--- begin INPUT DATA ---

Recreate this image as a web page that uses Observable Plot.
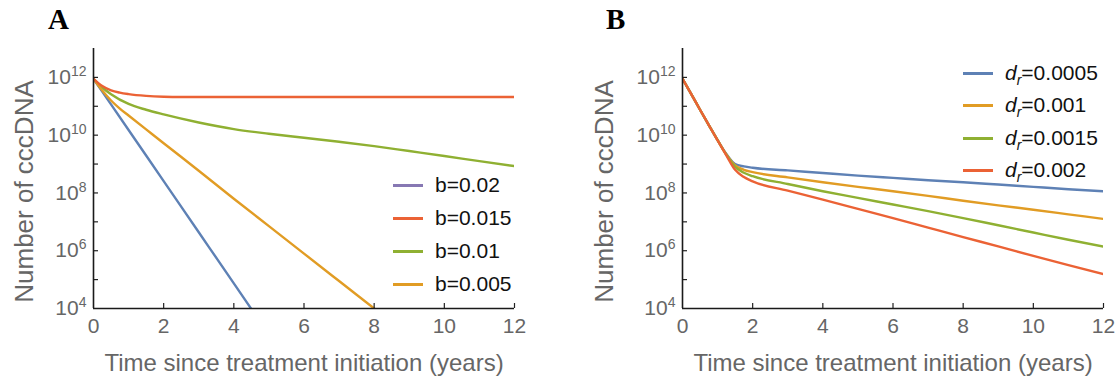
<!DOCTYPE html>
<html><head><meta charset="utf-8">
<script src="https://cdn.jsdelivr.net/npm/d3@7"></script>
<script src="https://cdn.jsdelivr.net/npm/@observablehq/plot@0.6"></script>
<style>
body{margin:0;background:#fff;}
#wrap{position:relative;width:1119px;height:379px;overflow:hidden;font-family:"Liberation Sans",Arial,sans-serif;}
.panel{position:absolute;top:0;}
.letter{position:absolute;font-family:"Liberation Serif","Times New Roman",serif;font-weight:bold;font-size:29px;line-height:1;}
.lrow{position:absolute;height:24px;display:flex;align-items:center;font-size:21px;color:#111;white-space:nowrap;}
.sw{display:inline-block;width:30px;height:0;border-top:3px solid;margin-right:12px;}
.sub{font-size:14px;position:relative;top:5px;font-style:italic;}
</style></head>
<body><div id="wrap"></div>
<script>
// ---------------- DATA ----------------
const xTicks = [0, 2, 4, 6, 8, 10, 12];
const yMajor = [1e4, 1e6, 1e8, 1e10, 1e12];
const yMinor = [1e5, 1e7, 1e9, 1e11];
const xTitle = "Time since treatment initiation (years)";
const yTitle = "Number of cccDNA";

// Panel A (log10 of cccDNA)
const aNames = ["b=0.02", "b=0.015", "b=0.01", "b=0.005"];
const aLegendColors = ["#8778B3", "#EB6235", "#8FB032", "#E19C24"];
const aLineColors = ["#5E81B5", "#EB6235", "#8FB032", "#E19C24"];
const a002T = [0, 1, 2, 3, 4, 4.49];
const a002V = [11.95, 10.18, 8.41, 6.64, 4.87, 4.0];
const a0015T = [0, 0.25, 0.5, 0.75, 1, 1.5, 2, 2.5, 12];
const a0015V = [11.95, 11.7, 11.55, 11.47, 11.42, 11.36, 11.33, 11.32, 11.32];
const a001T = [0, 0.25, 0.5, 1, 1.5, 2, 3, 4, 5, 6, 7, 8, 9, 10, 11, 12];
const a001V = [11.95, 11.65, 11.42, 11.08, 10.88, 10.72, 10.44, 10.21, 10.05, 9.91, 9.77, 9.62, 9.45, 9.28, 9.1, 8.93];
const a0005T = [0, 0.25, 0.5, 0.75, 1, 1.5, 2, 3, 4, 5, 6, 7, 8];
const a0005V = [11.95, 11.55, 11.2, 10.92, 10.68, 10.2, 9.72, 8.77, 7.8, 6.85, 5.9, 4.95, 4.0];

// Panel B (log10 of cccDNA)
const bNames = ["0.0005", "0.001", "0.0015", "0.002"];
const bColors = ["#5E81B5", "#E19C24", "#8FB032", "#EB6235"];
const bT = [0, 0.25, 0.5, 0.75, 1, 1.25, 1.5, 1.75, 2, 3, 4, 5, 6, 7, 8, 9, 10, 11, 12];
const b00005V = [11.95, 11.42, 10.88, 10.35, 9.83, 9.35, 9.0, 8.92, 8.87, 8.78, 8.69, 8.6, 8.52, 8.44, 8.37, 8.29, 8.21, 8.13, 8.06];
const b0001V  = [11.95, 11.42, 10.88, 10.35, 9.83, 9.33, 8.95, 8.8, 8.72, 8.54, 8.37, 8.21, 8.06, 7.9, 7.73, 7.57, 7.42, 7.26, 7.1];
const b00015V = [11.95, 11.42, 10.88, 10.35, 9.83, 9.32, 8.9, 8.7, 8.58, 8.31, 8.06, 7.83, 7.6, 7.37, 7.13, 6.88, 6.63, 6.38, 6.14];
const b0002V  = [11.95, 11.42, 10.88, 10.35, 9.82, 9.3, 8.8, 8.55, 8.4, 8.08, 7.77, 7.45, 7.13, 6.8, 6.47, 6.15, 5.82, 5.5, 5.19];

// ---------------- BUILD ----------------
function rows(name, T, V) { return T.map((t, i) => ({s: name, t, v: Math.pow(10, V[i])})); }

const dataA = [
  ...rows(aNames[0], a002T, a002V),
  ...rows(aNames[2], a001T, a001V),
  ...rows(aNames[3], a0005T, a0005V),
  ...rows(aNames[1], a0015T, a0015V)
];
const bSeries = [b00005V, b0001V, b00015V, b0002V];
const dataB = bNames.flatMap((n, i) => rows(n, bT, bSeries[i]));

const W = 560, H = 379, MT = 48, MB = 71;
const FH = H - MT - MB;

function makePanel({data, names, colors, mL, mR, titleDx}) {
  const FW = W - mL - mR;
  const svg = Plot.plot({
    width: W, height: H,
    marginLeft: mL, marginRight: mR, marginTop: MT, marginBottom: MB,
    style: {fontFamily: "'Liberation Sans', Arial, sans-serif", fontSize: "21px", color: "#666", background: "transparent", overflow: "visible"},
    x: {domain: [0, 12]},
    y: {type: "log", domain: [1e4, 1e13]},
    color: {domain: names, range: colors},
    marks: [
      Plot.line(data, {x: "t", y: "v", z: "s", stroke: "s", strokeWidth: 2.4, curve: "monotone-x", clip: true}),
      Plot.tickX(xTicks.slice(1), {x: d => d, insetTop: FH - 5, stroke: "#222", strokeWidth: 1.2}),
      Plot.tickY(yMinor.concat(yMajor.slice(1)), {y: d => d, insetRight: FW - 5, stroke: "#222", strokeWidth: 1.2}),
      Plot.ruleX([0], {stroke: "#1a1a1a", strokeWidth: 1.6}),
      Plot.ruleY([1e4], {stroke: "#1a1a1a", strokeWidth: 1.6}),
      Plot.axisX({ticks: xTicks, tickSize: 0, tickPadding: 10, label: null, tickFormat: d => String(d), fill: "#666", fontSize: 21}),
      Plot.axisY({ticks: yMajor, tickSize: 0, tickPadding: 7, label: null, tickFormat: d => "10^" + Math.round(Math.log10(d)), fill: "#666", fontSize: 21}),
      Plot.text([xTitle], {frameAnchor: "bottom", lineAnchor: "middle", textAnchor: "middle", dy: 55, fontSize: 24, fill: "#666"}),
      Plot.text([yTitle], {frameAnchor: "left", lineAnchor: "middle", textAnchor: "middle", rotate: -90, dx: titleDx, dy: 13, fontSize: 26, fill: "#666"})
    ]
  });
  d3.select(svg).selectAll('g[aria-label="y-axis tick label"] text').each(function() {
    const txt = this.textContent;
    const k = txt.split("^")[1];
    const sel = d3.select(this);
    sel.text("10");
    sel.append("tspan").attr("dy", -8).attr("font-size", 14).text(k);
  });
  return svg;
}

const wrap = document.getElementById("wrap");

const svgA = makePanel({data: dataA, names: aNames, colors: aLineColors, mL: 93, mR: 46, titleDx: -69});
svgA.classList.add("panel"); svgA.style.left = "0px";
wrap.appendChild(svgA);

const svgB = makePanel({data: dataB, names: bNames, colors: bColors, mL: 123, mR: 16, titleDx: -78});
svgB.classList.add("panel"); svgB.style.left = "559px";
wrap.appendChild(svgB);

// Letters
function letter(t, x, y) {
  const d = document.createElement("div");
  d.className = "letter"; d.textContent = t;
  d.style.left = x + "px"; d.style.top = y + "px";
  wrap.appendChild(d);
}
letter("A", 48, 5);
letter("B", 606, 5);

// Legends
const aRowsY = [185, 218, 251, 284];
aNames.forEach((n, i) => {
  const r = document.createElement("div");
  r.className = "lrow";
  r.style.left = "393px"; r.style.top = (aRowsY[i] - 12) + "px";
  r.innerHTML = `<span class="sw" style="border-color:${aLegendColors[i]}"></span><span>${n}</span>`;
  wrap.appendChild(r);
});
const bRowsY = [73, 105, 138, 170];
bNames.forEach((n, i) => {
  const r = document.createElement("div");
  r.className = "lrow";
  r.style.left = "963px"; r.style.top = (bRowsY[i] - 12) + "px";
  r.innerHTML = `<span class="sw" style="border-color:${bColors[i]}"></span><span><i>d</i><span class="sub">r</span>=${n}</span>`;
  wrap.appendChild(r);
});
</script></body></html>
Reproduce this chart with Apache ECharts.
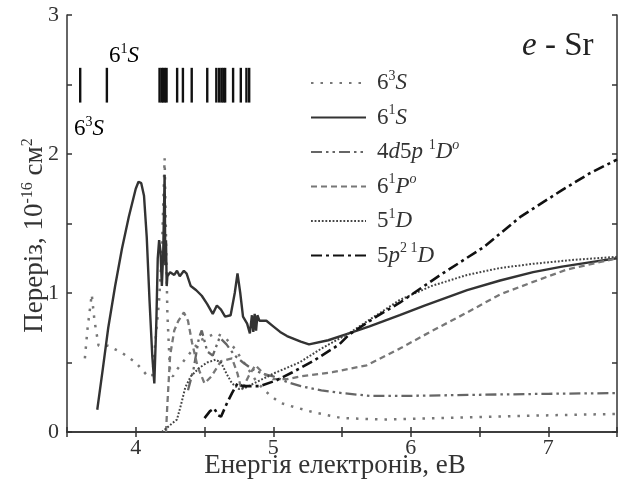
<!DOCTYPE html>
<html>
<head>
<meta charset="utf-8">
<script src="https://cdn.jsdelivr.net/npm/echarts@6/dist/echarts.min.js"></script>
<style>
  html, body { margin: 0; background: #fff; }
  #chart { width: 621px; height: 489px; }
</style>
</head>
<body>
<div id="chart"></div>
<script>
// energy (eV), cross-section (1e-16 cm^2)
const s63S = [[3.63,0.53],[3.65,0.75],[3.68,0.99],[3.70,0.80],[3.73,0.62],[3.80,0.62],[3.90,0.57],[4.00,0.50],[4.08,0.41],[4.12,0.40],[4.14,0.62],[4.17,0.95],[4.19,1.30],[4.21,1.97],[4.22,1.40],[4.23,0.85],[4.25,0.42],[4.27,0.40],[4.30,0.45],[4.38,0.55],[4.47,0.66],[4.58,0.71],[4.65,0.68],[4.72,0.60],[4.80,0.48],[4.88,0.36],[4.97,0.27],[5.05,0.21],[5.15,0.18],[5.30,0.14],[5.50,0.10],[5.80,0.09],[6.20,0.10],[6.60,0.11],[7.00,0.12],[7.50,0.13]];
const s61S = [[3.72,0.16],[3.76,0.45],[3.80,0.75],[3.85,1.05],[3.90,1.32],[3.95,1.55],[4.00,1.75],[4.02,1.80],[4.04,1.79],[4.06,1.70],[4.08,1.40],[4.10,0.95],[4.12,0.55],[4.135,0.35],[4.15,0.80],[4.16,1.25],[4.17,1.38],[4.18,1.30],[4.19,1.05],[4.20,1.30],[4.21,1.85],[4.215,1.20],[4.22,1.38],[4.225,1.05],[4.23,1.12],[4.25,1.15],[4.28,1.13],[4.30,1.16],[4.32,1.12],[4.35,1.16],[4.37,1.14],[4.40,1.05],[4.44,1.02],[4.48,0.98],[4.52,0.92],[4.56,0.85],[4.59,0.91],[4.62,0.88],[4.65,0.83],[4.69,0.84],[4.72,1.00],[4.74,1.14],[4.76,1.00],[4.78,0.83],[4.81,0.78],[4.83,0.71],[4.845,0.84],[4.855,0.72],[4.865,0.85],[4.875,0.73],[4.885,0.84],[4.90,0.80],[4.95,0.80],[5.00,0.76],[5.05,0.72],[5.10,0.69],[5.15,0.67],[5.20,0.65],[5.26,0.63],[5.40,0.66],[5.55,0.71],[5.70,0.76],[5.92,0.84],[6.10,0.91],[6.41,1.02],[6.65,1.09],[6.89,1.15],[7.10,1.19],[7.30,1.22],[7.50,1.25]];
const s4d5p = [[4.38,0.30],[4.42,0.45],[4.46,0.68],[4.48,0.73],[4.52,0.58],[4.56,0.55],[4.61,0.68],[4.66,0.63],[4.72,0.55],[4.78,0.50],[4.85,0.45],[4.92,0.42],[5.00,0.40],[5.10,0.36],[5.20,0.33],[5.35,0.30],[5.50,0.28],[5.70,0.26],[6.00,0.26],[6.30,0.265],[6.65,0.27],[7.00,0.275],[7.50,0.28]];
const s61P = [[4.22,0.00],[4.23,0.20],[4.25,0.55],[4.28,0.73],[4.31,0.80],[4.35,0.86],[4.38,0.80],[4.41,0.64],[4.45,0.47],[4.50,0.35],[4.55,0.40],[4.62,0.51],[4.70,0.53],[4.74,0.42],[4.77,0.30],[4.82,0.40],[4.87,0.48],[4.93,0.42],[5.00,0.38],[5.10,0.38],[5.20,0.40],[5.43,0.43],[5.68,0.48],[5.92,0.60],[6.16,0.73],[6.41,0.86],[6.65,0.99],[6.89,1.08],[7.14,1.17],[7.50,1.25]];
const s51D = [[4.19,0.00],[4.25,0.05],[4.30,0.09],[4.33,0.20],[4.36,0.32],[4.40,0.40],[4.46,0.46],[4.52,0.50],[4.58,0.52],[4.62,0.50],[4.66,0.42],[4.70,0.35],[4.75,0.31],[4.80,0.32],[4.90,0.37],[5.00,0.42],[5.19,0.50],[5.35,0.60],[5.55,0.71],[5.75,0.84],[5.92,0.95],[6.15,1.05],[6.41,1.13],[6.65,1.18],[6.89,1.21],[7.20,1.24],[7.50,1.26]];
const s5p2 = [[4.50,0.10],[4.54,0.15],[4.57,0.17],[4.60,0.12],[4.62,0.11],[4.66,0.20],[4.70,0.28],[4.74,0.35],[4.78,0.33],[4.82,0.33],[4.90,0.33],[5.02,0.37],[5.14,0.43],[5.29,0.51],[5.48,0.63],[5.55,0.70],[5.75,0.83],[5.92,0.93],[6.20,1.12],[6.53,1.33],[6.80,1.55],[7.10,1.74],[7.30,1.86],[7.50,1.96]];

// excitation thresholds marked at the top
const levels = [3.596,3.790,4.173,4.188,4.199,4.212,4.224,4.301,4.343,4.407,4.520,4.586,4.606,4.623,4.637,4.650,4.708,4.764,4.805,4.825];
const levelSpan = [2.37, 2.62];

const xTicks = [4, 5, 6, 7];
const yTicks = [0, 1, 2, 3];

const serif = '"Liberation Serif", "DejaVu Serif", serif';
const ink = '#333';

const rich = {
  n: { fontFamily: serif, fontSize: 23, color: ink, lineHeight: 28 },
  i: { fontFamily: serif, fontSize: 23, fontStyle: 'italic', color: ink, lineHeight: 28 },
  s: { fontFamily: serif, fontSize: 14, color: ink, verticalAlign: 'top', lineHeight: 28 },
  si: { fontFamily: serif, fontSize: 14, fontStyle: 'italic', color: ink, verticalAlign: 'top', lineHeight: 28 }
};

const legendText = {
  '63S': '{n|6}{s|3}{i|S}',
  '61S': '{n|6}{s|1}{i|S}',
  '4d5p': '{n|4}{i|d}{n|5}{i|p} {s|1}{i|D}{si|o}',
  '61P': '{n|6}{s|1}{i|P}{si|o}',
  '51D': '{n|5}{s|1}{i|D}',
  '5p2': '{n|5}{i|p}{s|2 1}{i|D}'
};

const chart = echarts.init(document.getElementById('chart'));

const line = (name, data, color, type, width) => ({
  name, type: 'line', data, showSymbol: false, symbol: 'none',
  lineStyle: { color, type, width }, itemStyle: { color },
  z: 3
});

const tickLabel = { fontFamily: serif, fontSize: 22, color: ink };

chart.setOption({
  animation: false,
  textStyle: { fontFamily: serif },
  grid: { left: 67, right: 4, top: 15, bottom: 57, containLabel: false, outerBoundsMode: 'none' },
  legend: {
    orient: 'vertical', left: 305, top: 64,
    itemWidth: 55, itemHeight: 14, itemGap: 9,
    data: ['63S', '61S', '4d5p', '61P', '51D', '5p2'],
    formatter: n => legendText[n],
    itemStyle: { opacity: 0 },
    textStyle: { rich, fontFamily: serif, fontSize: 23, color: ink, padding: [0, 0, 0, 6] },
    selectedMode: false
  },
  xAxis: [
    {
      type: 'value', min: 3.5, max: 7.5, interval: 0.5,
      axisLine: { lineStyle: { color: ink, width: 1.5 } },
      axisTick: { inside: true, length: 5, lineStyle: { color: ink, width: 1.5 } },
      splitLine: { show: false },
      axisLabel: {
        margin: 5, rich: { t: tickLabel },
        formatter: v => (xTicks.includes(v) ? '{t|' + v + '}' : '')
      },
      name: 'Енергія електронів, еВ', nameLocation: 'middle', nameGap: 20, nameMoveOverlap: false,
      nameTextStyle: { fontFamily: serif, fontSize: 27, color: ink, padding: [0, 14, 0, 0] }
    },
    {
      type: 'value', position: 'top', min: 3.5, max: 7.5, interval: 0.5,
      axisLine: { show: true, lineStyle: { color: ink, width: 1.5 } },
      axisTick: { inside: true, length: 5, lineStyle: { color: ink, width: 1.5 } },
      axisLabel: { show: false }, splitLine: { show: false }
    }
  ],
  yAxis: [
    {
      type: 'value', min: 0, max: 3, interval: 0.5,
      axisLine: { show: true, lineStyle: { color: ink, width: 1.5 } },
      axisTick: { show: true, inside: true, length: 5, lineStyle: { color: ink, width: 1.5 } },
      splitLine: { show: false },
      axisLabel: {
        margin: 8, rich: { t: tickLabel },
        formatter: v => (yTicks.includes(v) ? '{t|' + v + '}' : '')
      },
      name: '{n|Переріз, 10}{s|-16}{n| см}{s|2}', nameLocation: 'middle', nameGap: 17, nameRotate: 90,
      nameMoveOverlap: false,
      nameTextStyle: {
        padding: [0, 24, 0, 0],
        rich: {
          n: { fontFamily: serif, fontSize: 27, color: ink, lineHeight: 30 },
          s: { fontFamily: serif, fontSize: 16, color: ink, verticalAlign: 'top', lineHeight: 30 }
        }
      }
    },
    {
      type: 'value', position: 'right', min: 0, max: 3, interval: 0.5,
      axisLine: { show: true, lineStyle: { color: ink, width: 1.5 } },
      axisTick: { show: true, inside: true, length: 5, lineStyle: { color: ink, width: 1.5 } },
      axisLabel: { show: false }, splitLine: { show: false }
    }
  ],
  graphic: [
    { type: 'text', left: 522, top: 30, style: { text: '{i|e}{n| - Sr}', rich: {
      i: { fontFamily: serif, fontSize: 33, fontStyle: 'italic', fill: '#222' },
      n: { fontFamily: serif, fontSize: 33, fill: '#222' }
    } } },
    { type: 'text', left: 109, top: 42, style: { text: '{n|6}{s|1}{i|S}', rich } },
    { type: 'text', left: 74, top: 115, style: { text: '{n|6}{s|3}{i|S}', rich } }
  ],
  series: [
    line('63S', s63S, '#777', [2.5, 7], 2.5),
    line('61S', s61S, '#333', 'solid', 2.4),
    line('4d5p', s4d5p, '#666', [11, 4, 2.5, 4, 2.5, 4], 2.3),
    line('61P', s61P, '#777', [6, 4], 2.3),
    line('51D', s51D, '#444', [1.8, 1.8], 2),
    line('5p2', s5p2, '#111', [11, 4, 3, 4], 2.6),
    {
      type: 'custom',
      data: levels.map(v => [v]),
      renderItem: (params, api) => {
        const a = api.coord([api.value(0), levelSpan[1]]);
        const b = api.coord([api.value(0), levelSpan[0]]);
        return {
          type: 'line',
          shape: { x1: a[0], y1: a[1], x2: b[0], y2: b[1] },
          style: { stroke: '#111', lineWidth: 2.4 }
        };
      },
      z: 4
    }
  ]
});
</script>
</body>
</html>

--- end INPUT DATA ---

AIM - Filter the listing for the word "this" and copy every line that holds it.

EXERCISE SOLUTION -
Recreate this image as a web page that uses Observable Plot.
    const txt = this.textContent;
    const sel = d3.select(this);
Reproduce this chart with Apache ECharts.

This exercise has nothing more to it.